__Problem statement__
Give again, word for word, the lines below that run from the line with "Convert this chart" through the line with "ax = fig.add_axes([103". Drop the pictures.

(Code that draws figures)
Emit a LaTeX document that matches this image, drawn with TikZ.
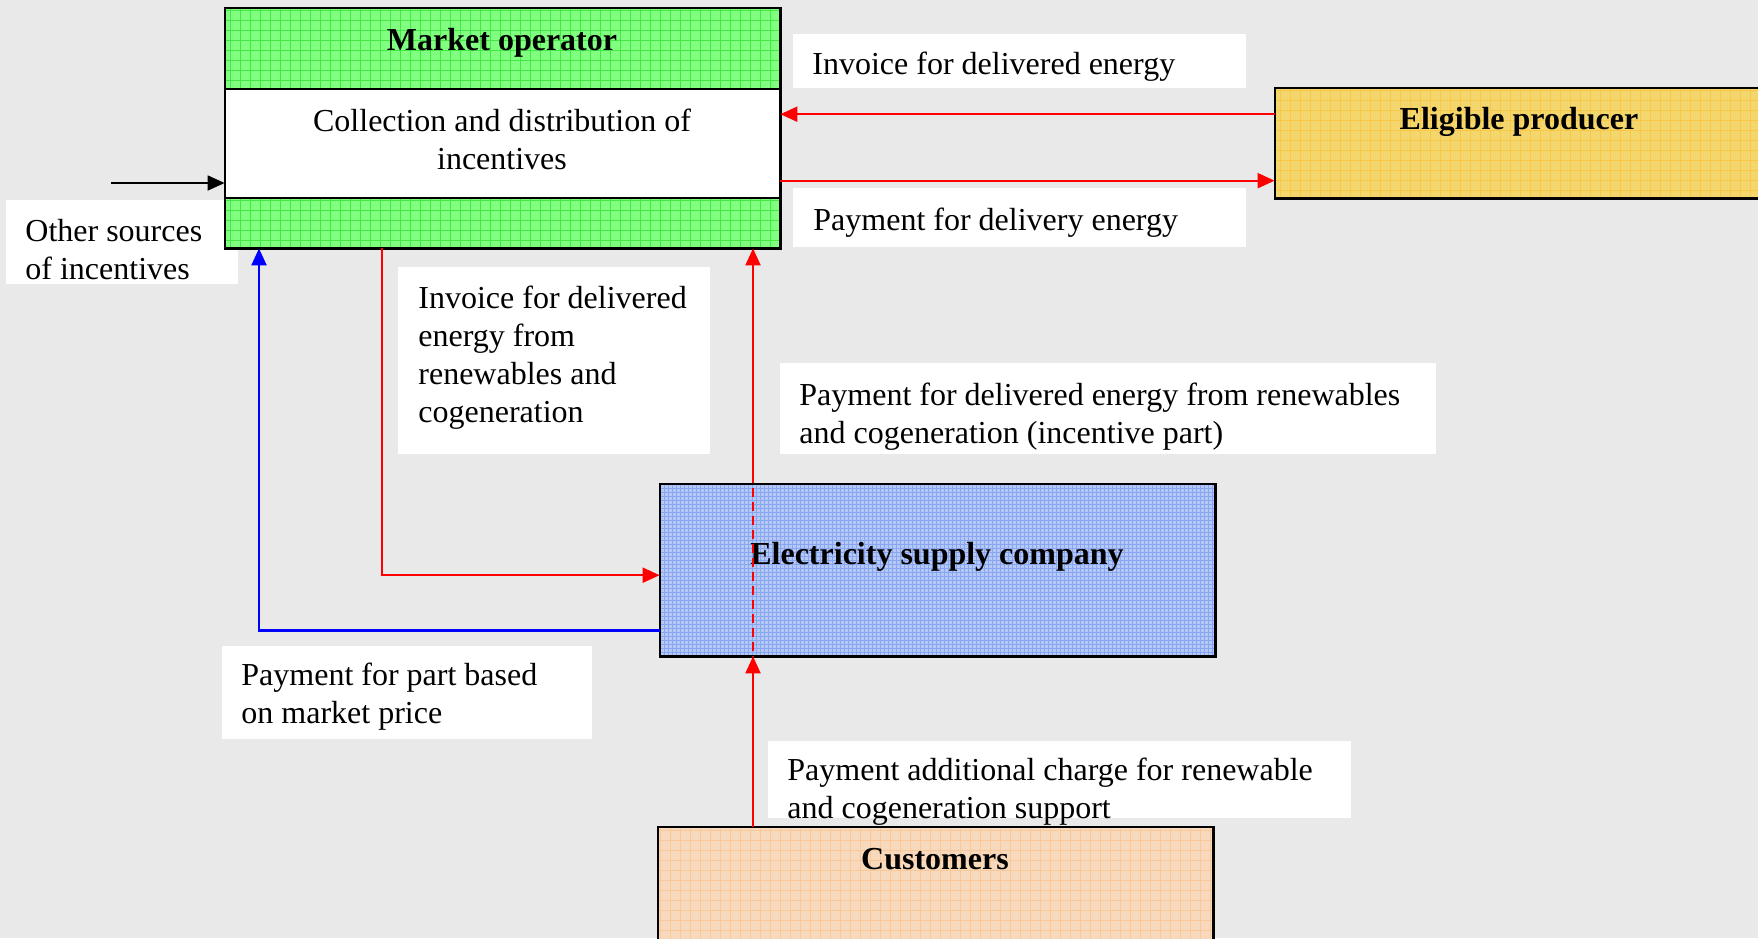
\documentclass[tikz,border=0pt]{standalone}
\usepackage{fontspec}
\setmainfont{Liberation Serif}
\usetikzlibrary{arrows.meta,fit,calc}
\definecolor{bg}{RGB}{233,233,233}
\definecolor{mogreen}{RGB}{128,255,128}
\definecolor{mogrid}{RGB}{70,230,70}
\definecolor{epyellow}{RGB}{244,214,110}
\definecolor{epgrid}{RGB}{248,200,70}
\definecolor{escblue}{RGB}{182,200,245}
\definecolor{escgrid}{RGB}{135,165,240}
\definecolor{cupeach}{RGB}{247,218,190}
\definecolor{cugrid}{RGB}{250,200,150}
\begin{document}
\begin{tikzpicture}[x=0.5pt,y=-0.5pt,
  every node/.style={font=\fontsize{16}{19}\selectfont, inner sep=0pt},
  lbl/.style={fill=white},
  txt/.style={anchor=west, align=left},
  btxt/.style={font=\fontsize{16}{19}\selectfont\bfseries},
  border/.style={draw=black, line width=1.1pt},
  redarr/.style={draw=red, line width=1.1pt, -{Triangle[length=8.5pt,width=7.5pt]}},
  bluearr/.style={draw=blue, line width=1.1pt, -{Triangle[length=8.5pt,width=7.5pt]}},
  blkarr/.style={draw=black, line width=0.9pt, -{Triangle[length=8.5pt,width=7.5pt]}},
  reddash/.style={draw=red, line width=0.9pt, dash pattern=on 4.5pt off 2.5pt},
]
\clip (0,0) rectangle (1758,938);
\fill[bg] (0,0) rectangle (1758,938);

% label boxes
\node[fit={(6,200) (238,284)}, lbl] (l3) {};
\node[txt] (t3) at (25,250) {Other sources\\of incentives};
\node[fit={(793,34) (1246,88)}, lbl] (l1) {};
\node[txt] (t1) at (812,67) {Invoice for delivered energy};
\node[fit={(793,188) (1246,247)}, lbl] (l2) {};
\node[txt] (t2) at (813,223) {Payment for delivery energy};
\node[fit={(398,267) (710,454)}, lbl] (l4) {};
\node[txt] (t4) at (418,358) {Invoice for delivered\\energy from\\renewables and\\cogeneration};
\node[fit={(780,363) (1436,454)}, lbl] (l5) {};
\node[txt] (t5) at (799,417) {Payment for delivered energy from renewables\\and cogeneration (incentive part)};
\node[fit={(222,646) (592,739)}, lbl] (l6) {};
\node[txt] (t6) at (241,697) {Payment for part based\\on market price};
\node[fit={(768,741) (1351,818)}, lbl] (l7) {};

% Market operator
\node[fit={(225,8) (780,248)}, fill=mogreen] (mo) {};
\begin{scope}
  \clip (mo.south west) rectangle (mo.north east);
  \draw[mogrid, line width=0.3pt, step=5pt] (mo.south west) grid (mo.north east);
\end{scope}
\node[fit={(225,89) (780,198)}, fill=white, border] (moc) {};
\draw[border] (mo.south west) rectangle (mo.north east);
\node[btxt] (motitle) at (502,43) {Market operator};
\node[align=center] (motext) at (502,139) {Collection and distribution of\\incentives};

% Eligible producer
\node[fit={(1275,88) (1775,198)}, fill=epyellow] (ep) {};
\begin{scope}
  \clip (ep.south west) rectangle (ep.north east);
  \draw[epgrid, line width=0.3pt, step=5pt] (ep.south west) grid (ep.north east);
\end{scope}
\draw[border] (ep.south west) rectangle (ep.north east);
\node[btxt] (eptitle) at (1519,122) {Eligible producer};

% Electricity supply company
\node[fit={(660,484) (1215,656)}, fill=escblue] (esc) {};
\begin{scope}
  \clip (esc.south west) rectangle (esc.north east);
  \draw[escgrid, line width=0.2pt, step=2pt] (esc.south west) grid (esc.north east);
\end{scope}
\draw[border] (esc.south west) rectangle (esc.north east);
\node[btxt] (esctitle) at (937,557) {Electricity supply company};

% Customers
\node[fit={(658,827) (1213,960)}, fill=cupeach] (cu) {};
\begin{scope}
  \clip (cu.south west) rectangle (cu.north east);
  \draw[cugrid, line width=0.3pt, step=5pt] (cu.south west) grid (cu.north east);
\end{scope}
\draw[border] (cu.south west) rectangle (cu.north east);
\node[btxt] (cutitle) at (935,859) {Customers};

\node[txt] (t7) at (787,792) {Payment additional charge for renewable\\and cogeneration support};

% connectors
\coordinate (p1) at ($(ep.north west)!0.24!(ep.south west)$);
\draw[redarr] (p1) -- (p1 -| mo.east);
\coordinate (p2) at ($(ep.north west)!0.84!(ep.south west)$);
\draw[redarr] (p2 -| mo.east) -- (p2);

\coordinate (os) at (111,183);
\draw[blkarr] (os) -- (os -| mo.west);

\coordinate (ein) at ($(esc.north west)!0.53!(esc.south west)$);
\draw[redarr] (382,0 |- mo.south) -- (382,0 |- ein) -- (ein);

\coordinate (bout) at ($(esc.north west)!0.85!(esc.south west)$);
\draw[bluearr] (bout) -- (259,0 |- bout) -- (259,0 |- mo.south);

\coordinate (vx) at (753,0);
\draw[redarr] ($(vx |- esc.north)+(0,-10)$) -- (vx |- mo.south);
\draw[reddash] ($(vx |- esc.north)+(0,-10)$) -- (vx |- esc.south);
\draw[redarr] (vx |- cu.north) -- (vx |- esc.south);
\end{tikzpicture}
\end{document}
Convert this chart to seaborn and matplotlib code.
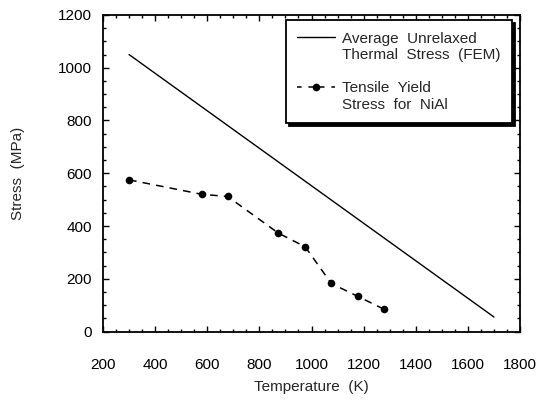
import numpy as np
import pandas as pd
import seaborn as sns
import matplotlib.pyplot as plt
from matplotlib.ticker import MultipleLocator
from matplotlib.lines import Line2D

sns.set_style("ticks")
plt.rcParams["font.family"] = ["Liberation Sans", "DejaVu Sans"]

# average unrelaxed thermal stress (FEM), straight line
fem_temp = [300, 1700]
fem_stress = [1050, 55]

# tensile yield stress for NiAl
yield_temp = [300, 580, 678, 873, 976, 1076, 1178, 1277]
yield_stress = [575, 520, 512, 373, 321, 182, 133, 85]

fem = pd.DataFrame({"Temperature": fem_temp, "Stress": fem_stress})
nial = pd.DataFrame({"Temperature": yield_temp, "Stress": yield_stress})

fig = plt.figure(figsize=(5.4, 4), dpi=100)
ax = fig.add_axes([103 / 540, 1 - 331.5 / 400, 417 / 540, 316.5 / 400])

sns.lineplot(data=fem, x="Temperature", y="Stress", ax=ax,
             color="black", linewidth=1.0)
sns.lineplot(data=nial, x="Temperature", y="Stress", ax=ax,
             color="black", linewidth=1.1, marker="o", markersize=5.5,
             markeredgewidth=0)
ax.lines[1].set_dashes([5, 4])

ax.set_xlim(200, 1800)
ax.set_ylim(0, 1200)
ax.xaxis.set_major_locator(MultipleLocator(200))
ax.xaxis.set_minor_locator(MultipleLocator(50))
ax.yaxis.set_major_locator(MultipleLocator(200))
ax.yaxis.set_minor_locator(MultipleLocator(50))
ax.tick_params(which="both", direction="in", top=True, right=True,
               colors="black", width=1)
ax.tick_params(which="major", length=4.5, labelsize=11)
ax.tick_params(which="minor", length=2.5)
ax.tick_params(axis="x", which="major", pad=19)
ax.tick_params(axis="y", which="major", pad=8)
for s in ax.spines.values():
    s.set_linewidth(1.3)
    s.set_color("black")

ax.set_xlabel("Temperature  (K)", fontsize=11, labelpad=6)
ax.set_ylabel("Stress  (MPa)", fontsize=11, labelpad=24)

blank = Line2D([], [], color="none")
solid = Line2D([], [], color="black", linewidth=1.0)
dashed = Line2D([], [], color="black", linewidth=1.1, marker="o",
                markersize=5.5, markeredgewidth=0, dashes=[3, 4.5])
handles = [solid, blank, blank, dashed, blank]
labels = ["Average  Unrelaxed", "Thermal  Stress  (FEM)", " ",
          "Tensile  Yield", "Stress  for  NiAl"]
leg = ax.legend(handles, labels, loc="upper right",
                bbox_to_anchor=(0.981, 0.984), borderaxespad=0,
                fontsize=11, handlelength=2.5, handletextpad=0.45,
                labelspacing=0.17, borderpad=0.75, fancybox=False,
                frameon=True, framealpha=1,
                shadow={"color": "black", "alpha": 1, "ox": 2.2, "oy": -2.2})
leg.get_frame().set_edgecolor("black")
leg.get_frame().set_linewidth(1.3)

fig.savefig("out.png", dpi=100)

__Output__
Convert this chart to seaborn and matplotlib code.
import numpy as np
import pandas as pd
import seaborn as sns
import matplotlib.pyplot as plt
from matplotlib.ticker import MultipleLocator
from matplotlib.lines import Line2D

sns.set_style("ticks")
plt.rcParams["font.family"] = ["Liberation Sans", "DejaVu Sans"]

# average unrelaxed thermal stress (FEM), straight line
fem_temp = [300, 1700]
fem_stress = [1050, 55]

# tensile yield stress for NiAl
yield_temp = [300, 580, 678, 873, 976, 1076, 1178, 1277]
yield_stress = [575, 520, 512, 373, 321, 182, 133, 85]

fem = pd.DataFrame({"Temperature": fem_temp, "Stress": fem_stress})
nial = pd.DataFrame({"Temperature": yield_temp, "Stress": yield_stress})

fig = plt.figure(figsize=(5.4, 4), dpi=100)
ax = fig.add_axes([103 / 540, 1 - 331.5 / 400, 417 / 540, 316.5 / 400])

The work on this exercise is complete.